Suppose that s is a proper scoring rule on a finite space Ω continuous on probabilities and suppose that for no probability p is the expectation Eps(p) infinitely bad (i.e., no probability is infinitely bad by its own lights). Suppose that s is probability distinguishing: there isn’t a non-probability c and probability p such that s(c) = s(p) everywhere. Then any non-probability credence c is weakly s-dominated by some probability p: i.e., s(p)(ω) is at least as good as s(c)(ω) for all ω, and strictly better for at least one ω. (This follows from the fact that Lemma 1 of this short piece holds with the same proof when q is a non-probability.)

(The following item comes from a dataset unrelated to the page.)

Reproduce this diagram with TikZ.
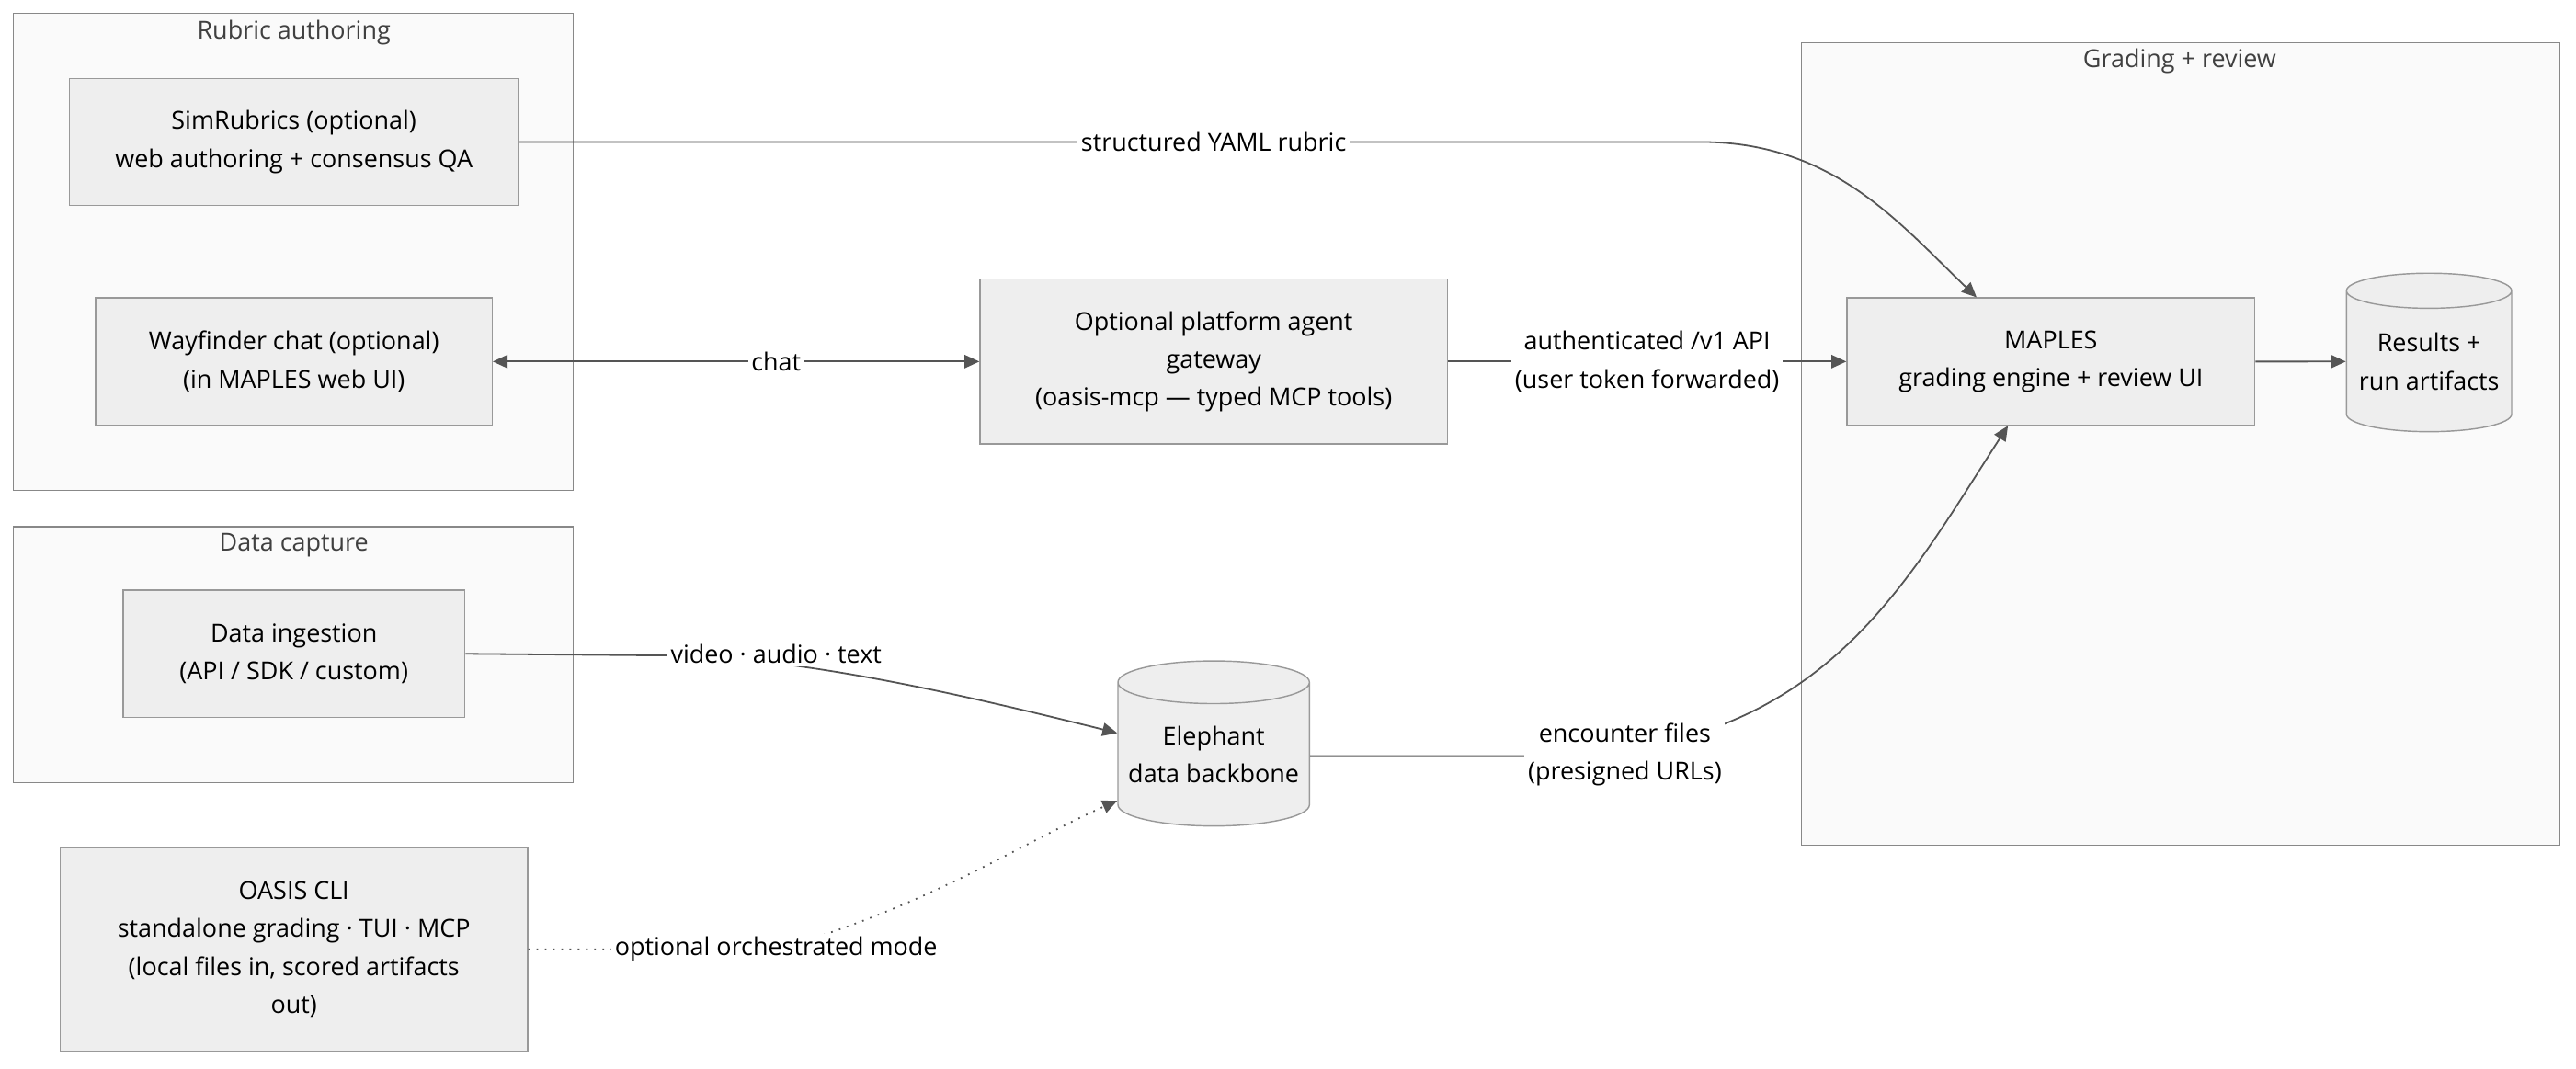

If one thinks that one should always switch to a weakly dominating option, then this conclusion provides an argument for probabilism.
One might, however, reasonably think that it is only required to switch to a weakly dominating option when one assigns non-zero probability of the weakly dominating option being better. If so, then we get a weaker conclusion: your credences should either be irregular (i.e., assign zero to some non-empty set) or probabilistic. But a view that permits violations of the axioms of probability but only when one has irregular credences seems really implausible. So your credences should be probabilistic.
The big question is whether probability distinguishing is any more plausible as a condition on a scoring rule than strictness of propriety. I think it has some plausibility, but I am not quite sure how to argue for it.
I had to add the not-infinitely-bad-by-own-lights condition.